Give every line again exactly as it appears, please, but not the pictures.
◆ ◆ ◆ ◆ ◆ ◆ ◆
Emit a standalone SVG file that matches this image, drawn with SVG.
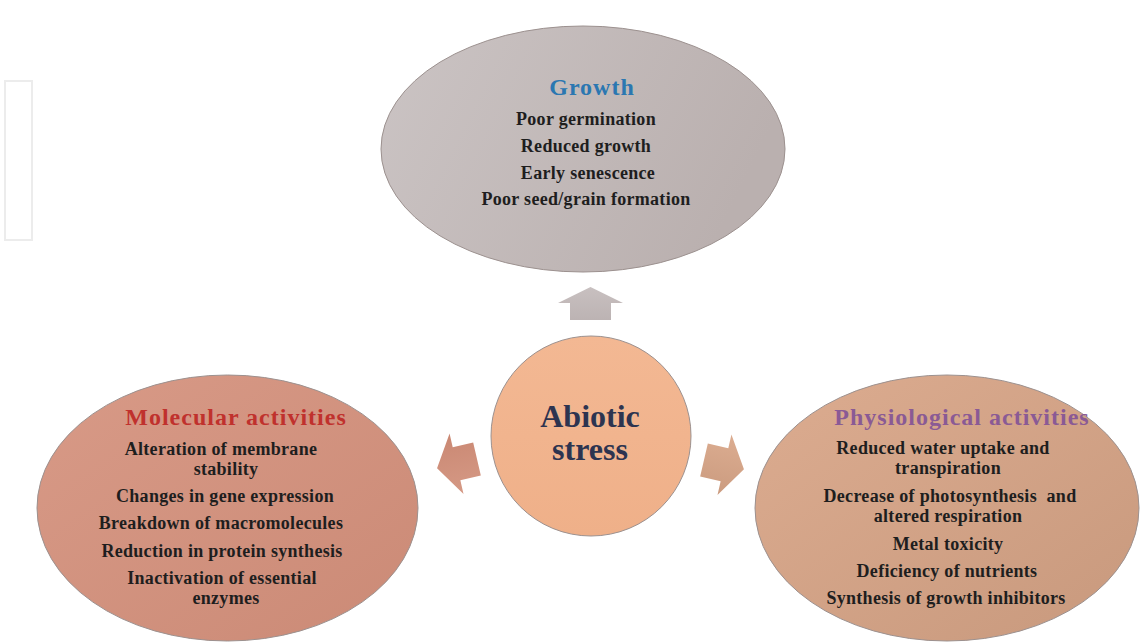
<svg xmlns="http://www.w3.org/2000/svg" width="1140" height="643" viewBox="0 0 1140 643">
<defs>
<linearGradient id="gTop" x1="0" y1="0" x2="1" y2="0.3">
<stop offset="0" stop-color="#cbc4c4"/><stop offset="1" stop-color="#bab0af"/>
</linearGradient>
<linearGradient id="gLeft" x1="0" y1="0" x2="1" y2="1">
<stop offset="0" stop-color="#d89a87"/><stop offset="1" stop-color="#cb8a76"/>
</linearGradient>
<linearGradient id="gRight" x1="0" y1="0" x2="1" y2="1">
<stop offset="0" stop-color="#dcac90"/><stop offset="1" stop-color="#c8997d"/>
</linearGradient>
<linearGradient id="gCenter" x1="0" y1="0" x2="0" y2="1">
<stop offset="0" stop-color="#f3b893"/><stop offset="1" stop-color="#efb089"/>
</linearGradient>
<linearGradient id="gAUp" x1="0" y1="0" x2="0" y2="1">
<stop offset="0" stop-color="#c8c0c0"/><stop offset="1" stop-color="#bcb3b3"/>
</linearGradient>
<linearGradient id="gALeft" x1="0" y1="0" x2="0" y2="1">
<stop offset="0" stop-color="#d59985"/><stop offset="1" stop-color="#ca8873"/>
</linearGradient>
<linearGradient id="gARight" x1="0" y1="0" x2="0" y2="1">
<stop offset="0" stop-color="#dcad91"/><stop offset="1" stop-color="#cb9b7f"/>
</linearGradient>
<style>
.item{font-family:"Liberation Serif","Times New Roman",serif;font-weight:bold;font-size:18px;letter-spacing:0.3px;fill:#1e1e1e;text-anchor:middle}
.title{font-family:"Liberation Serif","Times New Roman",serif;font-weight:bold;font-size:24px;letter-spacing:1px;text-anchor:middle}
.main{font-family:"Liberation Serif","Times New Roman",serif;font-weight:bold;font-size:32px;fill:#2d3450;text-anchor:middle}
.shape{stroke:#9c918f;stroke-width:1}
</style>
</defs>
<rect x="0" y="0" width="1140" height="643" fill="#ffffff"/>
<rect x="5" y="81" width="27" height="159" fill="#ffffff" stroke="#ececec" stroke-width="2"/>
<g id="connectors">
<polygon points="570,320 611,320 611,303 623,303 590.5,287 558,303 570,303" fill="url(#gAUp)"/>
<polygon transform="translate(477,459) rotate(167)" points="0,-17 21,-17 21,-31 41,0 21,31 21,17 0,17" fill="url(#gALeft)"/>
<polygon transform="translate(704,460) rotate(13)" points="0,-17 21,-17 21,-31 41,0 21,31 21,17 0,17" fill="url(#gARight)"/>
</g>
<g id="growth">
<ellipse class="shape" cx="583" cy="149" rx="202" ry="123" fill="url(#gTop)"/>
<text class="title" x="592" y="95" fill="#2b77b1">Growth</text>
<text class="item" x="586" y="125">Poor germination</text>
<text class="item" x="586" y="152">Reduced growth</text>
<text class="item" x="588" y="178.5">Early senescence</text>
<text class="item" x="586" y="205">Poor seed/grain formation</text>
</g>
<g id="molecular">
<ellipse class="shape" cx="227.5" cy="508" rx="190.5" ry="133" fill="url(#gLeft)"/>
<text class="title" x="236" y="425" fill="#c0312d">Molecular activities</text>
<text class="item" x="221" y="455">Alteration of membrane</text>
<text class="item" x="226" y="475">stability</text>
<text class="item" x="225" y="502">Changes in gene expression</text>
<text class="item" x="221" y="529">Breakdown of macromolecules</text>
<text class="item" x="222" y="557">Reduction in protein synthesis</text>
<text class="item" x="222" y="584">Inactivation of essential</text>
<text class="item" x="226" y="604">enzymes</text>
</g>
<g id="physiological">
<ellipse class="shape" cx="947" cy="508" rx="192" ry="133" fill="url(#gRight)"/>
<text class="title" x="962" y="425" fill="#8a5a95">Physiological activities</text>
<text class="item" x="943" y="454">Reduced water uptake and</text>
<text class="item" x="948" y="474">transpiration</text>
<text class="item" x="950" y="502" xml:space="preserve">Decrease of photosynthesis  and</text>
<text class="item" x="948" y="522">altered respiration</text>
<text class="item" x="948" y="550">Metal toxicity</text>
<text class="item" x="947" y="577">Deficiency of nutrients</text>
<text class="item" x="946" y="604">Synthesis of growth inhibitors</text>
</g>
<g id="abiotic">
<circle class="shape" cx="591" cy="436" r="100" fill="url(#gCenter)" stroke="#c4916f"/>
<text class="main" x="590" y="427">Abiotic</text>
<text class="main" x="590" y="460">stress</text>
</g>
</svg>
◆ ◆ ◆ ◆ ◆ ◆ ◆
REPLY TO THE TASK:
Emit a standalone SVG file that matches this image, drawn with SVG.
<svg xmlns="http://www.w3.org/2000/svg" width="1140" height="643" viewBox="0 0 1140 643">
<defs>
<linearGradient id="gTop" x1="0" y1="0" x2="1" y2="0.3">
<stop offset="0" stop-color="#cbc4c4"/><stop offset="1" stop-color="#bab0af"/>
</linearGradient>
<linearGradient id="gLeft" x1="0" y1="0" x2="1" y2="1">
<stop offset="0" stop-color="#d89a87"/><stop offset="1" stop-color="#cb8a76"/>
</linearGradient>
<linearGradient id="gRight" x1="0" y1="0" x2="1" y2="1">
<stop offset="0" stop-color="#dcac90"/><stop offset="1" stop-color="#c8997d"/>
</linearGradient>
<linearGradient id="gCenter" x1="0" y1="0" x2="0" y2="1">
<stop offset="0" stop-color="#f3b893"/><stop offset="1" stop-color="#efb089"/>
</linearGradient>
<linearGradient id="gAUp" x1="0" y1="0" x2="0" y2="1">
<stop offset="0" stop-color="#c8c0c0"/><stop offset="1" stop-color="#bcb3b3"/>
</linearGradient>
<linearGradient id="gALeft" x1="0" y1="0" x2="0" y2="1">
<stop offset="0" stop-color="#d59985"/><stop offset="1" stop-color="#ca8873"/>
</linearGradient>
<linearGradient id="gARight" x1="0" y1="0" x2="0" y2="1">
<stop offset="0" stop-color="#dcad91"/><stop offset="1" stop-color="#cb9b7f"/>
</linearGradient>
<style>
.item{font-family:"Liberation Serif","Times New Roman",serif;font-weight:bold;font-size:18px;letter-spacing:0.3px;fill:#1e1e1e;text-anchor:middle}
.title{font-family:"Liberation Serif","Times New Roman",serif;font-weight:bold;font-size:24px;letter-spacing:1px;text-anchor:middle}
.main{font-family:"Liberation Serif","Times New Roman",serif;font-weight:bold;font-size:32px;fill:#2d3450;text-anchor:middle}
.shape{stroke:#9c918f;stroke-width:1}
</style>
</defs>
<rect x="0" y="0" width="1140" height="643" fill="#ffffff"/>
<rect x="5" y="81" width="27" height="159" fill="#ffffff" stroke="#ececec" stroke-width="2"/>
<g id="connectors">
<polygon points="570,320 611,320 611,303 623,303 590.5,287 558,303 570,303" fill="url(#gAUp)"/>
<polygon transform="translate(477,459) rotate(167)" points="0,-17 21,-17 21,-31 41,0 21,31 21,17 0,17" fill="url(#gALeft)"/>
<polygon transform="translate(704,460) rotate(13)" points="0,-17 21,-17 21,-31 41,0 21,31 21,17 0,17" fill="url(#gARight)"/>
</g>
<g id="growth">
<ellipse class="shape" cx="583" cy="149" rx="202" ry="123" fill="url(#gTop)"/>
<text class="title" x="592" y="95" fill="#2b77b1">Growth</text>
<text class="item" x="586" y="125">Poor germination</text>
<text class="item" x="586" y="152">Reduced growth</text>
<text class="item" x="588" y="178.5">Early senescence</text>
<text class="item" x="586" y="205">Poor seed/grain formation</text>
</g>
<g id="molecular">
<ellipse class="shape" cx="227.5" cy="508" rx="190.5" ry="133" fill="url(#gLeft)"/>
<text class="title" x="236" y="425" fill="#c0312d">Molecular activities</text>
<text class="item" x="221" y="455">Alteration of membrane</text>
<text class="item" x="226" y="475">stability</text>
<text class="item" x="225" y="502">Changes in gene expression</text>
<text class="item" x="221" y="529">Breakdown of macromolecules</text>
<text class="item" x="222" y="557">Reduction in protein synthesis</text>
<text class="item" x="222" y="584">Inactivation of essential</text>
<text class="item" x="226" y="604">enzymes</text>
</g>
<g id="physiological">
<ellipse class="shape" cx="947" cy="508" rx="192" ry="133" fill="url(#gRight)"/>
<text class="title" x="962" y="425" fill="#8a5a95">Physiological activities</text>
<text class="item" x="943" y="454">Reduced water uptake and</text>
<text class="item" x="948" y="474">transpiration</text>
<text class="item" x="950" y="502" xml:space="preserve">Decrease of photosynthesis  and</text>
<text class="item" x="948" y="522">altered respiration</text>
<text class="item" x="948" y="550">Metal toxicity</text>
<text class="item" x="947" y="577">Deficiency of nutrients</text>
<text class="item" x="946" y="604">Synthesis of growth inhibitors</text>
</g>
<g id="abiotic">
<circle class="shape" cx="591" cy="436" r="100" fill="url(#gCenter)" stroke="#c4916f"/>
<text class="main" x="590" y="427">Abiotic</text>
<text class="main" x="590" y="460">stress</text>
</g>
</svg>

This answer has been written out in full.